President Obama and much of the media assert that raising the minimum wage will create more jobs.

President Obama said in June that since he first “asked” Congress to raise the minimum wage, thirteen states have done so, even though Congress has not. These states, the president said, have seen more job creation.

According to a piece in today’s Wall Street Journal, the president bases this contention on a report from the Center for Economic and Policy Research that claimed that the thirteen states in question had higher than average employment growth from January 2014.

Liya Palagashvili,a fellow of the Classical Liberal Institute at the NYU School of Law, and Rachel Mace, a student of economics at George Mason University, have taken a closer look at the study:

Of the 13 states that raised the minimum wage, Connecticut, New Jersey and New York were the three that raised it most, with increases ranging from 5% to 14%. These three states also experienced the worst job growth between January and May, an average of 0.03% compared with an average 1.28% for the other 10 states. Indeed, job growth was worse in each of these three states than it was, on average, in the 37 states that did not raise their minimum wage at all. Moreover, in New Jersey, the state that hiked minimum wage the most—to $8.25 an hour from $7.25—employment actually fell by about 0.56%.

Washington experienced the largest job growth at 2.1%, but the state only raised its hourly minimum wage by 13 cents. A full-time minimum-wage employee in Seattle now earns, before taxes, a whopping $23.80 more a month. That's barely enough to cover dinner for two at a chain restaurant. Consider also that between December and May the price of gasoline rose by more than 20 cents a gallon, according to Gasbuddy.com. Minimum-wage workers would need a big chunk of their higher pay to cover the increased cost of driving. There's no way there was enough left over to spark extra job growth.

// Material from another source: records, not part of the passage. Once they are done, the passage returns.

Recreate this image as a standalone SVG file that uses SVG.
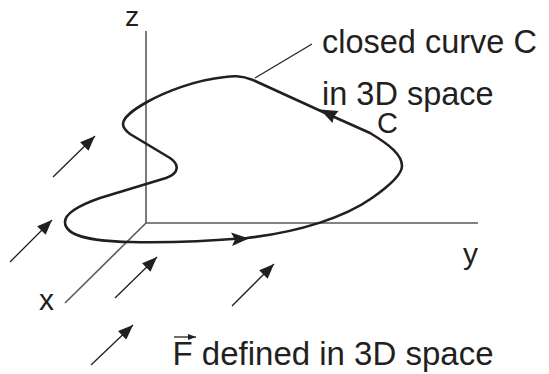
<svg xmlns="http://www.w3.org/2000/svg" width="549" height="374" viewBox="0 0 549 374">
<defs>
<marker id="ah" markerUnits="userSpaceOnUse" markerWidth="16" markerHeight="12" viewBox="0 0 16 12" refX="15" refY="6" orient="auto">
<path d="M0,0 L15,6 L0,12 Z" fill="#231f20"/>
</marker>
<marker id="ahs" markerUnits="userSpaceOnUse" markerWidth="8" markerHeight="6" viewBox="0 0 8 6" refX="8" refY="3" orient="auto">
<path d="M0,0 L8,3 L0,6 Z" fill="#231f20"/>
</marker>
</defs>
<style>
.axis{stroke:#5a5a5a;stroke-width:1.6;fill:none}
.curve{stroke:#231f20;stroke-width:2.6;fill:none;stroke-linejoin:round}
.field{stroke:#231f20;stroke-width:1.3;fill:none;marker-end:url(#ah)}
.lbl{font-family:"Liberation Sans",Arial,sans-serif;fill:#231f20}
.head{fill:#231f20}
</style>
<g id="axes">
<line class="axis" x1="146" y1="31" x2="146" y2="223"/>
<line class="axis" x1="146" y1="223" x2="478" y2="223"/>
<line class="axis" x1="146" y1="223" x2="65" y2="303"/>
<text class="lbl" x="125" y="26" font-size="28.5">z</text>
<text class="lbl" x="39" y="310" font-size="30">x</text>
<text class="lbl" x="463" y="264" font-size="30">y</text>
</g>
<g id="curveC">
<path class="curve" d="M65,222 C65,236 90,241 130,242 C170,243 210,241 247,238 C300,232 345,217 372,198 C392,184 402,174 402,166 C402,155 390,145 370,133 L323,112 L253,80 C240,75 232,76 225,77 C195,80 165,92 147,102 C133,110 123,117 123,124 C123,128 126,131 130,134 L170,158 C179,164 180,173 166,178 L100,198 C80,205 65,213 65,222 Z"/>
<polygon class="head" points="249,238.5 231,232.5 235,239.5 232,246"/>
<polygon class="head" points="320,109.5 338.5,111 334,116.5 332.5,123"/>
<text class="lbl" x="377" y="133" font-size="29">C</text>
</g>
<g id="label">
<line x1="255" y1="78" x2="312" y2="44" stroke="#231f20" stroke-width="1.2"/>
<text class="lbl" x="322" y="53" font-size="32.5">closed curve C</text>
<text class="lbl" x="322" y="105" font-size="32.5">in 3D space</text>
</g>
<g id="field">
<line class="field" x1="10" y1="262" x2="52" y2="220"/>
<line class="field" x1="115" y1="298" x2="157" y2="257"/>
<line class="field" x1="91" y1="365" x2="133" y2="325"/>
<line class="field" x1="232" y1="306" x2="274" y2="264"/>
<line class="field" x1="53" y1="177" x2="95" y2="136"/>
</g>
<g id="Flabel">
<line x1="174" y1="337" x2="196" y2="337" stroke="#231f20" stroke-width="1.3" marker-end="url(#ahs)"/>
<text class="lbl" x="172.5" y="364.5" font-size="33">F defined in 3D space</text>
</g>
</svg>
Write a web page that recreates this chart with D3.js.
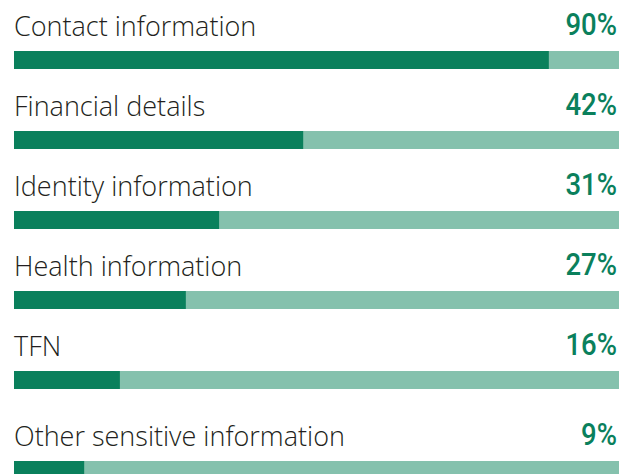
<!DOCTYPE html>
<html>
<head>
<meta charset="utf-8">
<script src="https://cdn.jsdelivr.net/npm/d3@7"></script>
<style>
  html, body { margin: 0; padding: 0; background: #fff; }
  svg { display: block; }
</style>
</head>
<body>
<div id="chart"></div>
<script>
// data
const categories = [
  "Contact information",
  "Financial details",
  "Identity information",
  "Health information",
  "TFN",
  "Other sensitive information"
];
// printed percentages
const valueLabels = ["90%", "42%", "31%", "27%", "16%", "9%"];
// length of the dark segment, share of the full track (measured on the bars)
const barShares = [88.4, 47.8, 33.9, 28.4, 17.5, 11.6];

const width = 635;
const height = 474;
const margin = { left: 14, right: 16 };
const barHeight = 18;
const rowStep = 80;
const firstBarTop = 51;

const darkColor = "#0a805c";
const lightColor = "#85c1ad";
const labelColor = "#231f20";

const svg = d3.select("#chart").append("svg")
  .attr("width", width)
  .attr("height", height);

const x = d3.scaleLinear()
  .domain([0, 100])
  .range([margin.left, width - margin.right]);

// row position; the last row sits a little lower in the original
const rowTop = i => firstBarTop + i * rowStep + (i === categories.length - 1 ? 10 : 0);

const rows = svg.selectAll("g.row")
  .data(categories.map((c, i) => ({ label: c, share: barShares[i], text: valueLabels[i] })))
  .join("g")
  .attr("class", "row")
  .attr("transform", (d, i) => `translate(0, ${rowTop(i)})`);

// background track
rows.append("rect")
  .attr("x", x(0))
  .attr("y", 0)
  .attr("width", x(100) - x(0))
  .attr("height", barHeight)
  .attr("fill", lightColor);

// value
rows.append("rect")
  .attr("x", x(0))
  .attr("y", 0)
  .attr("width", d => x(d.share) - x(0))
  .attr("height", barHeight)
  .attr("fill", darkColor);

rows.append("text")
  .attr("x", x(0))
  .attr("y", -15)
  .attr("fill", labelColor)
  .style("font-family", "'Open Sans', sans-serif")
  .style("font-weight", 300)
  .style("font-size", "27px")
  .text(d => d.label);

// percentages: narrow figures, so squeeze the glyphs a bit
rows.append("text")
  .attr("transform", `translate(${x(100) - 2}, -16) scale(0.86, 1)`)
  .attr("text-anchor", "end")
  .attr("fill", darkColor)
  .style("font-family", "Roboto, sans-serif")
  .style("font-weight", 500)
  .style("font-size", "32px")
  .text(d => d.text);
</script>
</body>
</html>
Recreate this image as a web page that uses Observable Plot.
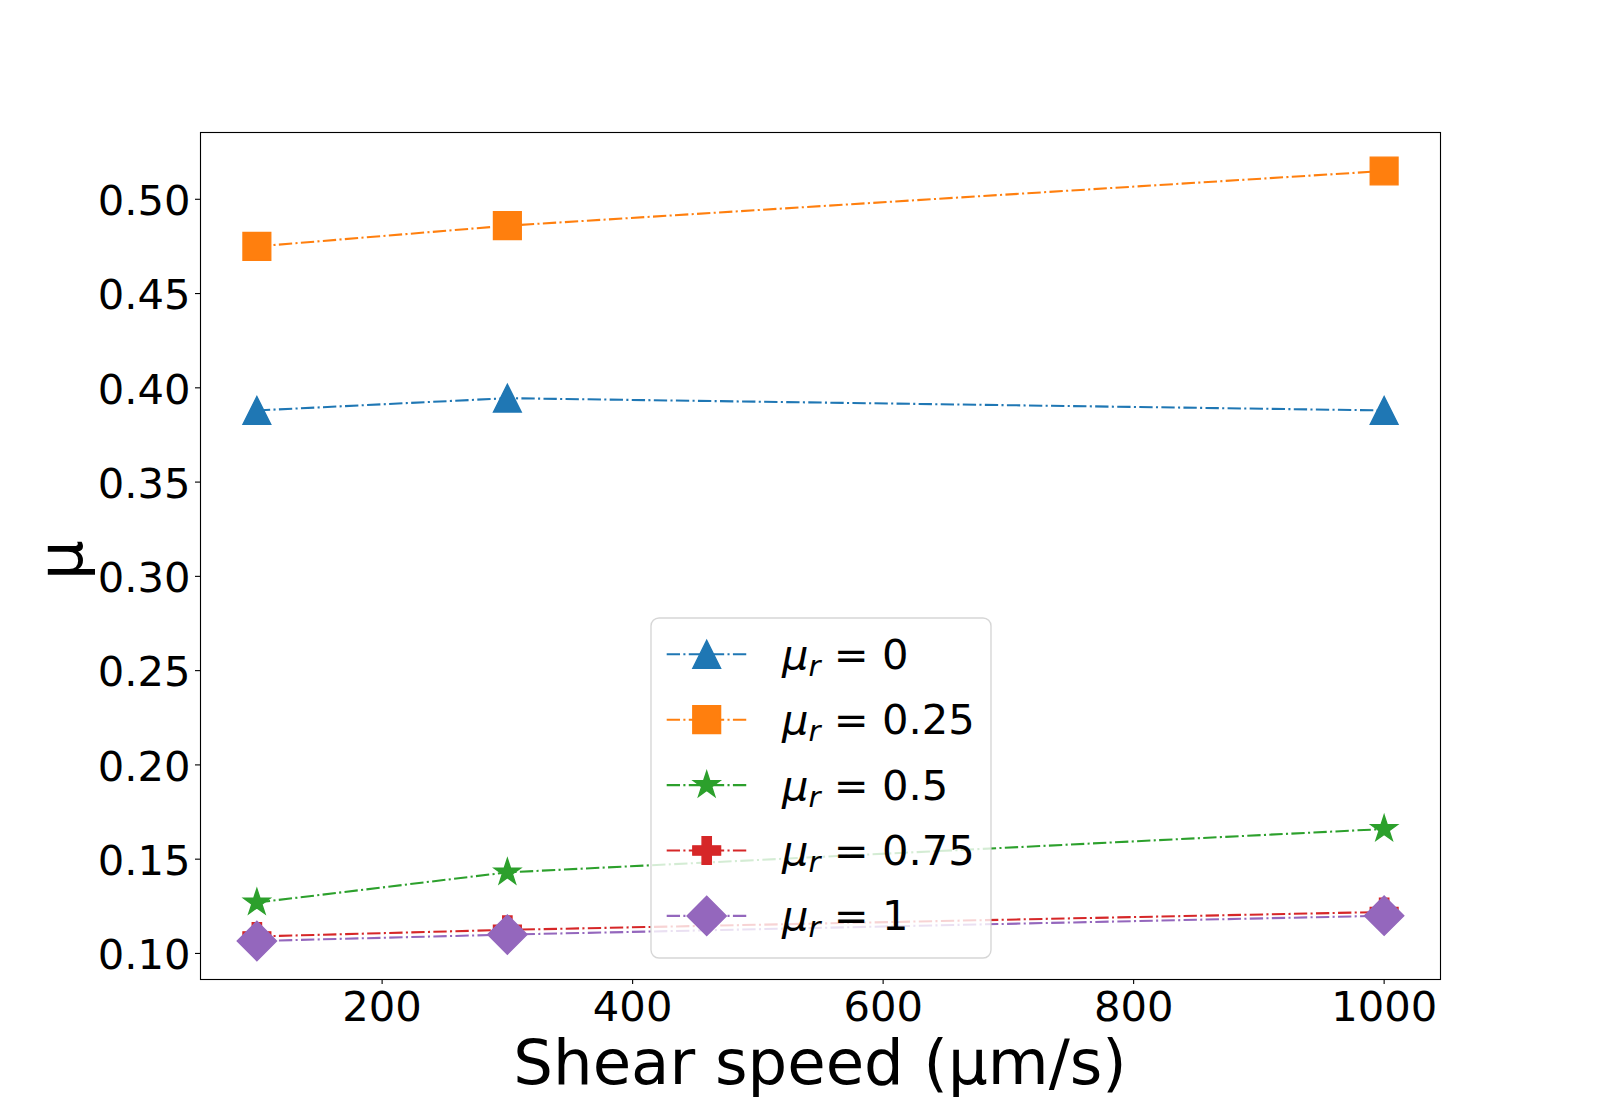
<!DOCTYPE html>
<html>
<head>
<meta charset="utf-8">
<script src="https://cdn.jsdelivr.net/npm/d3@7"></script>
<script src="https://cdn.jsdelivr.net/npm/@observablehq/plot@0.6"></script>
<style>
  html, body { margin: 0; padding: 0; background: #ffffff; }
  #chart { width: 1600px; height: 1100px; }
</style>
</head>
<body>
<div id="chart"></div>
<script>
// ---------- data ----------
const shearSpeed = [100, 300, 1000];
const muR0   = [0.388, 0.3945, 0.388];
const muR025 = [0.475, 0.486, 0.515];
const muR05  = [0.127, 0.143, 0.166];
const muR075 = [0.109, 0.1125, 0.122];
const muR1   = [0.1066, 0.110, 0.120];
const seriesNames  = ["0", "0.25", "0.5", "0.75", "1"];
const seriesValues = [muR0, muR025, muR05, muR075, muR1];
const seriesColors = ["#1f77b4", "#ff7f0e", "#2ca02c", "#d62728", "#9467bd"];
const xTicks = [200, 400, 600, 800, 1000];
const yTicks = [0.10, 0.15, 0.20, 0.25, 0.30, 0.35, 0.40, 0.45, 0.50];
const xLabel = "Shear speed (μm/s)";
const yLabel = "μ";

// ---------- matplotlib-like marker shapes ----------
const rOf = size => Math.sqrt(size / Math.PI);
const symTriangle = {draw(c, size) { const r = rOf(size); c.moveTo(0, -r); c.lineTo(r, r); c.lineTo(-r, r); c.closePath(); }};
const symSquare = {draw(c, size) { const r = rOf(size); c.moveTo(-r, -r); c.lineTo(r, -r); c.lineTo(r, r); c.lineTo(-r, r); c.closePath(); }};
const symStar = {draw(c, size) {
  const r = rOf(size);
  for (let i = 0; i < 10; i++) {
    const a = -Math.PI / 2 + i * Math.PI / 5;
    const rr = i % 2 ? r * 0.381966 : r;
    const x = rr * Math.cos(a), y = rr * Math.sin(a);
    if (i) c.lineTo(x, y); else c.moveTo(x, y);
  }
  c.closePath();
}};
const symPlus = {draw(c, size) {
  const r = rOf(size), a = r / 3;
  const pts = [[-a,-r],[a,-r],[a,-a],[r,-a],[r,a],[a,a],[a,r],[-a,r],[-a,a],[-r,a],[-r,-a],[-a,-a]];
  pts.forEach((p, i) => i ? c.lineTo(p[0], p[1]) : c.moveTo(p[0], p[1]));
  c.closePath();
}};
const symDiamond = {draw(c, size) { const d = rOf(size) * Math.SQRT2; c.moveTo(0, -d); c.lineTo(d, 0); c.lineTo(0, d); c.lineTo(-d, 0); c.closePath(); }};
const seriesSymbols = [symTriangle, symSquare, symStar, symPlus, symDiamond];

// ---------- table ----------
const rows = [];
seriesValues.forEach((vals, s) => vals.forEach((v, i) => rows.push({speed: shearSpeed[i], mu: v, series: s})));

const allMu = rows.map(d => d.mu);
const yMin = d3.min(allMu), yMax = d3.max(allMu), yPad = 0.05 * (yMax - yMin);
const xMin = d3.min(shearSpeed), xMax = d3.max(shearSpeed), xPad = 0.05 * (xMax - xMin);

const MS = 13.89;            // half marker size (px)
const LW = 2.08;             // line width (px)
const DASH = "13.33,3.33,2.08,3.33";

const seriesMarks = seriesValues.flatMap((vals, s) => {
  const data = rows.filter(d => d.series === s);
  return [
    Plot.line(data, {x: "speed", y: "mu", stroke: seriesColors[s], strokeWidth: LW, strokeDasharray: DASH, strokeLinecap: "butt"}),
    Plot.dot(data, {x: "speed", y: "mu", symbol: seriesSymbols[s], r: MS, fill: seriesColors[s], stroke: seriesColors[s], strokeWidth: 1.39})
  ];
});

const plot = Plot.plot({
  width: 1600,
  height: 1100,
  marginLeft: 200,
  marginRight: 160,
  marginTop: 132,
  marginBottom: 121,
  style: {fontFamily: "DejaVu Sans", fontSize: "41.67px", background: "#ffffff", color: "#000000"},
  x: {domain: [xMin - xPad, xMax + xPad]},
  y: {domain: [yMin - yPad, yMax + yPad]},
  marks: [
    ...seriesMarks,
    Plot.frame({stroke: "#000000", strokeWidth: 1.11}),
    Plot.axisX({ticks: xTicks, tickSize: 5, tickPadding: 7, fontSize: 41.67, label: null, tickFormat: d3.format("d"), strokeWidth: 1.11}),
    Plot.axisY({ticks: yTicks, tickSize: 5, tickPadding: 5, fontSize: 41.67, label: null, tickFormat: d3.format(".2f"), strokeWidth: 1.11})
  ]
});

document.getElementById("chart").appendChild(plot);

const svg = d3.select(plot);

// nudge y tick labels down slightly (matplotlib center_baseline alignment)
svg.selectAll('g[aria-label="y-axis tick label"]').each(function () {
  const g = d3.select(this);
  const tr = g.attr("transform") || "";
  g.attr("transform", (tr + " translate(0,2.5)").trim());
});

// ---------- axis titles ----------
svg.append("text")
  .attr("x", 820).attr("y", 1084.4)
  .attr("text-anchor", "middle")
  .attr("font-family", "DejaVu Sans").attr("font-size", 62.5).attr("fill", "#000")
  .text(xLabel);
svg.append("text")
  .attr("transform", "translate(82,560) rotate(-90)")
  .attr("text-anchor", "middle")
  .attr("font-family", "DejaVu Sans").attr("font-size", 62.5).attr("fill", "#000")
  .text(yLabel);

// ---------- legend ----------
const lg = svg.append("g").attr("text-anchor", "start");
lg.append("rect")
  .attr("x", 651).attr("y", 618).attr("width", 340).attr("height", 340).attr("rx", 8)
  .attr("fill", "#ffffff").attr("fill-opacity", 0.8)
  .attr("stroke", "#cccccc").attr("stroke-opacity", 0.8).attr("stroke-width", 1.39);
seriesNames.forEach((name, i) => {
  const cy = 654.3 + i * 65.4;
  lg.append("line")
    .attr("x1", 666.7).attr("x2", 746.7).attr("y1", cy).attr("y2", cy)
    .attr("stroke", seriesColors[i]).attr("stroke-width", LW).attr("stroke-dasharray", DASH);
  lg.append("path")
    .attr("transform", `translate(706.7,${cy})`)
    .attr("d", d3.symbol(seriesSymbols[i], Math.PI * MS * MS)())
    .attr("fill", seriesColors[i]).attr("stroke", seriesColors[i]).attr("stroke-width", 1.39);
  const t = lg.append("text")
    .attr("x", 782).attr("y", cy + 14.5)
    .attr("text-anchor", "start")
    .attr("font-family", "DejaVu Sans").attr("font-size", 41.67).attr("fill", "#000");
  t.append("tspan").attr("font-style", "italic").text("μ");
  t.append("tspan").attr("font-style", "italic").attr("font-size", 29.2).attr("dy", 7).text("r");
  t.append("tspan").attr("dy", -7).text(" = " + name);
});
</script>
</body>
</html>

We conducted a statistical analysis of the Bureau of Labor Statistics' data called a two-sample "t" test for comparing two means. We found, for this time period, no difference in the job-growth trend in the states that raised their minimum wages from states that did not. In other words, the correlation cited as debunking the economic case against the minimum wage is not statistically significant.

But can’t minimum wage hike advocates claim that raising the minimum wage at least does not hinder job creation? The authors point to their finding that states that raised their minimum wage the most saw, on average, lower job creation. That seems to refute the notion that a minimum wage hike has a neutral effect on job creation.

Advocates of hiking the minimum wage often say that if there is more money in the pockets of minimum wage workers, then they will spend more and there will be more money in circulation, leading to a demand for more goods and services—and—presto—more hiring.

But, as the authors note, only 2 percent of the American workforce is made up of minimum wage workers. That is too small a segment to significantly boost the economy. So the hard truth remains: if we make it more expensive to hire new workers, fewer will be hired.